Can you please include your guided project file in the original post?

Thanks.

Hi! I’m sorry for the confusion. I’ve uploaded the file on GitHub, here is the link: https://github.com/xiaoshanyou/app/blob/master/appanalysis.ipynb

Thank you!

1 Like

Hi @stellayou1126
If you are using python2.7 table[key] / total will give always zero because you are dividing two integers and python2.7 will applier Euclidean division , you can try to initial total by 0.0 in freq_table function

def freq_table(dataset, index):
    table = {}
    total = 0
    
    for row in dataset:
        total += 1
        value = row[index]
        if value in table:
            table[value] += 1
        else:
            table[value] = 1
    
    table_percentages = {}
    for key in table:
        percentage = (table[key] / total) * 100
        table_percentages[key] = percentage 
    
    return table_percentages
1 Like

@bahmed21Hi! Thank you so much for your help! I solved the problem, and do you have any idea why my result looks like this:
(‘Games’, ‘:’, 58.53581571473651)
instead of :
Games : 58.16263190564867
when I printed it out?

You are welcome @stellayou1126
you can modify the last line display_table function like this

def display_table(dataset, index):
    table = freq_table(dataset, index)
    table_display = []
    for key in table:
        key_val_as_tuple = (table[key], key)
        table_display.append(key_val_as_tuple)
        
    table_sorted = sorted(table_display, reverse = True)
    for entry in table_sorted:
        print entry[1]+' :', entry[0]
1 Like

That’s perfect.
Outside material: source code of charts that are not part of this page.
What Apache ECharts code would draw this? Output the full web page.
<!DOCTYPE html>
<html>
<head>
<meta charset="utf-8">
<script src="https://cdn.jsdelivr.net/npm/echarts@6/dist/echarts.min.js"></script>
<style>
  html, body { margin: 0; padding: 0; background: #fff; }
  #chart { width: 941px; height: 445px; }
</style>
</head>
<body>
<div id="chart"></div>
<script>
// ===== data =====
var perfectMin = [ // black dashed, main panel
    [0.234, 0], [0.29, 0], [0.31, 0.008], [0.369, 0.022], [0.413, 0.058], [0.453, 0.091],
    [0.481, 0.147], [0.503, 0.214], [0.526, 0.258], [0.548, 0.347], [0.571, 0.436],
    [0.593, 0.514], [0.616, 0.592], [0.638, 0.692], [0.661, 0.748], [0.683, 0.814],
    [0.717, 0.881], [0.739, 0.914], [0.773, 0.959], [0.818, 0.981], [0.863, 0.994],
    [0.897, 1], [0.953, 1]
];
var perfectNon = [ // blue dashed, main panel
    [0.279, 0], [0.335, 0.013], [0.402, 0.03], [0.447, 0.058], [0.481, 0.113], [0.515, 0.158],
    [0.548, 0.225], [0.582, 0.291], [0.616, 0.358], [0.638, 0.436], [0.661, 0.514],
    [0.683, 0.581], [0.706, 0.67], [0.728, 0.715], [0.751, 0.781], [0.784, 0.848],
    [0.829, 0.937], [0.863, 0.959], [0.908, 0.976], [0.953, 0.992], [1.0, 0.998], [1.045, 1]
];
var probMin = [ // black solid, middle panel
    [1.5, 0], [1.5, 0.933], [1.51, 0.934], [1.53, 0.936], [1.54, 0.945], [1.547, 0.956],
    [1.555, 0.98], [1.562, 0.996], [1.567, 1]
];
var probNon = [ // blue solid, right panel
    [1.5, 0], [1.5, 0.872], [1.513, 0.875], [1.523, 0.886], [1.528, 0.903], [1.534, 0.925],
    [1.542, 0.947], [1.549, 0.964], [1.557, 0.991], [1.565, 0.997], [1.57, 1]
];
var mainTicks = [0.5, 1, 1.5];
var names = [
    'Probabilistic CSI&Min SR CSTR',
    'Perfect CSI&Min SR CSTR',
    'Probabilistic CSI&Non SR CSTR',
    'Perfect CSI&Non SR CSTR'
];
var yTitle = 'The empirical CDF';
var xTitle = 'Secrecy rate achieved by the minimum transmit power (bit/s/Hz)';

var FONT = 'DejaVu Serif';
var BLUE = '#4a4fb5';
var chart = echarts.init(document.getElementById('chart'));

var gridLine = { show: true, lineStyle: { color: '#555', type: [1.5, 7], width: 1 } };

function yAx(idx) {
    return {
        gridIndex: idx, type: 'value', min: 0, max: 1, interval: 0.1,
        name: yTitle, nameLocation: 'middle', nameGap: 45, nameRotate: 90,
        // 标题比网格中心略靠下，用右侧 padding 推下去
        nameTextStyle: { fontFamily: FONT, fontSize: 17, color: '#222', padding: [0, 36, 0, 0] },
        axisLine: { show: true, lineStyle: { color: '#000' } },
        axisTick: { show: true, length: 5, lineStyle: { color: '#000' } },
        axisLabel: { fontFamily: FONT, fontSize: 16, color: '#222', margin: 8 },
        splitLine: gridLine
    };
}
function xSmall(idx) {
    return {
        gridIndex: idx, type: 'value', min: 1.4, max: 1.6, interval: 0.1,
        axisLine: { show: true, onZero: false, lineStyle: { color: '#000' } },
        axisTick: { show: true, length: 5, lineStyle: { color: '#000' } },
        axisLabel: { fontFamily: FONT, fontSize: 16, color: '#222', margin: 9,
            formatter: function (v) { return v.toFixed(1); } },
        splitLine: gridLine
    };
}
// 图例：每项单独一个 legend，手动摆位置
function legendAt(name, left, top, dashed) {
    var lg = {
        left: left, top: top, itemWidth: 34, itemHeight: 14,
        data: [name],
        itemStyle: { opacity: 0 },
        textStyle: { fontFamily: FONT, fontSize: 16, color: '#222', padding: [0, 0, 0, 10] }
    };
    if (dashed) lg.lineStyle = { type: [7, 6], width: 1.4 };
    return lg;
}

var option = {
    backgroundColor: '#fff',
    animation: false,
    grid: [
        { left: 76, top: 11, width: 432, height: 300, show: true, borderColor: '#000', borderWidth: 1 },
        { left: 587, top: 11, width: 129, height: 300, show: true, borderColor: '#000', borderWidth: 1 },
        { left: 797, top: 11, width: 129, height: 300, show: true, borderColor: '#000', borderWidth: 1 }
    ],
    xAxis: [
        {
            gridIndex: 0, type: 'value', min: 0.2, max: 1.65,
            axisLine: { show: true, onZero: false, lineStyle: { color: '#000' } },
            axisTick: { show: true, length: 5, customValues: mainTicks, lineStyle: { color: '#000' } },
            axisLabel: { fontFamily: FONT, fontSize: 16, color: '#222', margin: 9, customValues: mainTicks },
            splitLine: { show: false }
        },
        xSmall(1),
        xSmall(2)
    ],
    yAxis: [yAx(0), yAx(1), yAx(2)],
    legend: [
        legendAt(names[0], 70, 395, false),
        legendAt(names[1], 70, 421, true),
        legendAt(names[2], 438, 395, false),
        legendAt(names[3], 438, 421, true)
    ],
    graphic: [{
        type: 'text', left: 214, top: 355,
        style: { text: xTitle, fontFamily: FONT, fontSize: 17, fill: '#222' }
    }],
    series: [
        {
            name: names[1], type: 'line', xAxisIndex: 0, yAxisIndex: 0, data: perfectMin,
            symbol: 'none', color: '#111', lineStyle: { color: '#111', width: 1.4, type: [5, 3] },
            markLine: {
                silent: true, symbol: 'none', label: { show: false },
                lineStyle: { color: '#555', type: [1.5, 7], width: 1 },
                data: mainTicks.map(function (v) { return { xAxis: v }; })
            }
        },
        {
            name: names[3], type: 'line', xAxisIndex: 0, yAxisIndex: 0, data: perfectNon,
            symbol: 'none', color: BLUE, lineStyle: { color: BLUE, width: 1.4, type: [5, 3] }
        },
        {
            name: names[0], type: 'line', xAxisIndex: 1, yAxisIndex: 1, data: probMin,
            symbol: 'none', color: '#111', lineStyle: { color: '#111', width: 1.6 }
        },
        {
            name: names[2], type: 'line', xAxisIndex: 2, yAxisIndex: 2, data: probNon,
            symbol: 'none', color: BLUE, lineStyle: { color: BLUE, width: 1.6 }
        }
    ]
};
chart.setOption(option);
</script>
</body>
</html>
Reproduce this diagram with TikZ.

Does that mean I don’t need type parenthesis when I use ‘print’ function in Python2.7?

Yes, but is better to use the parentheses because in the end, you have to move to python 3 where you have to use theme.

I see. Thank you again for your help!

1 Like

When I run this part of the project, I get ‘Social Networking : 100.0’, not a frequency table. Can someone please tell m

e what I’m doing wrong here?

Hello @vroomvroom,

The error is in your freq_table function, the table_percentages dictionary and the second for loop are not meant to be defined inside the body of the first for loop.
The correct block of code for the freq_function should be:

def freq_table(dataset, index):
    table = {}
    total = 0
    
    for row in dataset:
        total += 1
        value = row[index]
        
        if value in table:
            table[value] += 1
        else:
            table[value] = 1
            
    table_percentages = {}
    
    for value in table:
        table_percentages[value] = (table[value] / total) * 100
            
    return table_percentages

I hope this helps.

1 Like

It worked, thank you!

1 Like

I do not understand what are we trying to do here ?

def display_table(dataset, index):
table = freq_table(dataset, index)
table_display =
for key in table:
key_val_as_tuple = (table[key], key)
table_display.append(key_val_as_tuple)